Magazines Linger in the Aisles

Times Staff Writer

Thousands of Southern Californians are missing out on the juicy details of Britney’s wedding disaster, the Paris Hilton sexcapades and the latest trends in Hollywood manicures.

Blame it on Southern California’s supermarket strike. With pickets keeping shoppers out of Vons, Pavilions and Albertsons stores for more than three months, sales of tabloids and magazines such as National Enquirer, People and Glamour have slumped about 20%, publishers and wholesalers estimate.

“It’s bad,” said Jade Waters, newsstand director for Los Angeles Magazine, which is owned by Indianapolis-based Emmis Communications Inc. “Everyone is taking some big hits.”

Though most magazines are available by subscription, about half of all magazine sales in the U.S. are through supermarkets, industry experts say. Fashion magazines, gossipy tabloids and lifestyle periodicals, in particular, are prominently displayed at checkout lines, to snare readers with catchy headlines and provocative articles.

Food stores unaffected by the labor dispute are probably selling more issues than ever. But analysts say a slight pickup there hasn’t been enough to make up for lost sales at the big supermarket chains.


“Customers are not shopping the way they normally shop,” said Connecticut publishing consultant John Harrington. “It’s wreaking havoc.”

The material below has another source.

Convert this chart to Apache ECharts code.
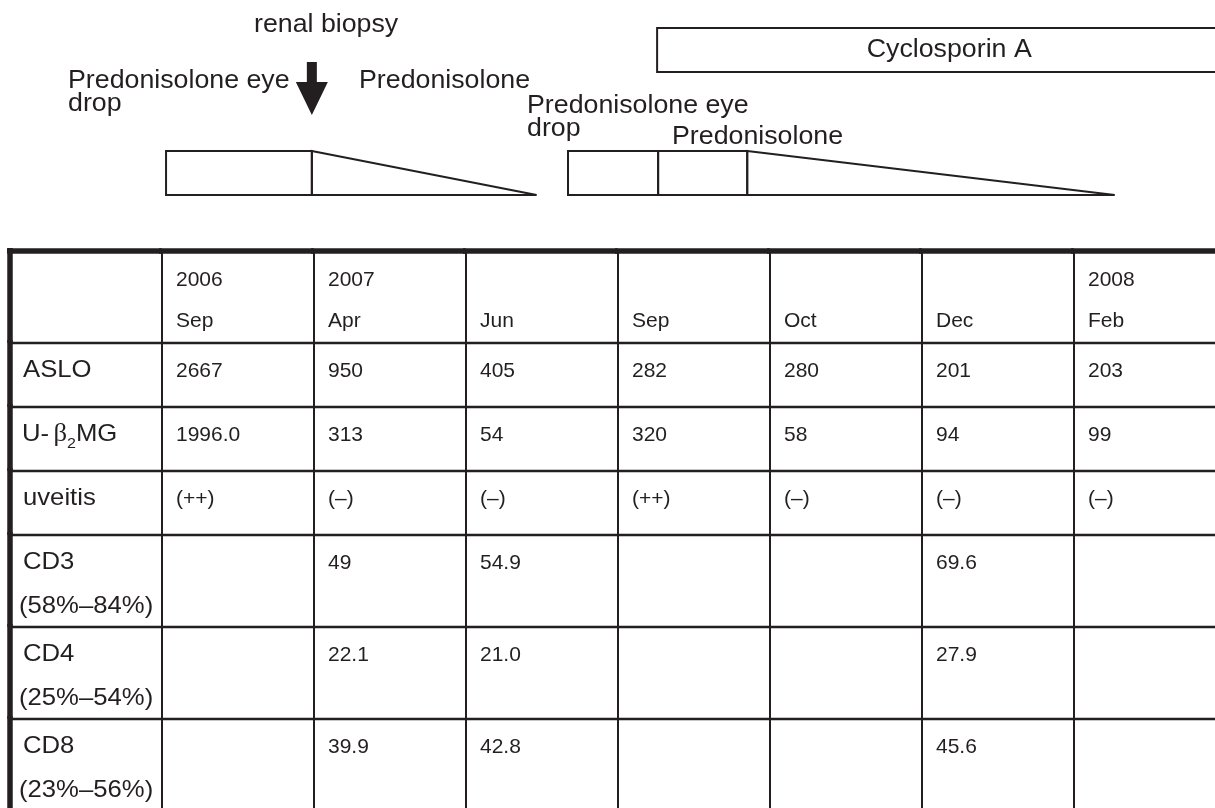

The United Food and Commercial Workers union struck Safeway Inc.'s Vons and Pavilions stores in Southern and Central California on Oct. 11. Kroger Co.'s Ralphs and Albertsons Inc., which are bargaining jointly with Safeway, locked out their union employees the next day. The union pulled its pickets from Ralphs stores Oct. 31, but last week union leaders said the pickets would begin returning at selected markets.

Vons and Albertsons officials declined to say how much magazine sales were down in their stores. Magazine publishers say they are still tallying the full effect of the strike on November and December sales. Harrington speculates that regional advertisers might have started pulling their ads in the glossy publications that traditionally have sold so well in grocery stores.

“They are probably trying to sell some cheap subscriptions quick to make up for the losses,” he said, adding that publishers have been talking with wholesalers about reducing the number of copies being shipped to this region.

Lost sales in the huge Southern California market will dampen the bottom line of even the nation’s largest magazine firms, such as Conde Nast Corp., Hearst Corp. and Time Inc., the Time Warner subsidiary that publishes such titles as Time, In Style and People magazines.

“That market is probably somewhere around 6.5% of our sales,” said Drew Wintemberg, executive vice president of sales for Time Inc. Distribution Services. “This is definitely having an impact.”

However, analysts say, it’s the distributors and wholesalers that are hurting the most. That’s because they operate on the thinnest margins, selling magazines to retailers for just a slight markup.

Sources say Knoxville, Tenn.-based Anderson News Co. -- which stocks supermarket shelves at Vons, Ralphs and Albertsons stores -- is considering laying off employees at more than six distribution centers between San Diego and San Luis Obispo. Anderson officials declined to comment.

“Wholesalers have been losing money for several years in Southern California, and the strike has hurt them dramatically,” said Russ Warner, president of Warner International, a magazine distributor in Alta Loma. “It’s going to be interesting to see what happens in the next 30 days.”

Publications such as Los Angeles Magazine would appear to have the most to lose, because regional magazines don’t have a substantial market outside the strike zone. But Waters, the magazine’s newsstand director, said that was not the case.

The bulk of Los Angeles Magazine’s sales -- about 86% of all issues -- are through subscriptions.

Still, Waters said, the strike has been painful.

“Everybody I talk to is just frustrated. We are trying to reallocate copies, but in the end everyone will see some serious shortfalls.”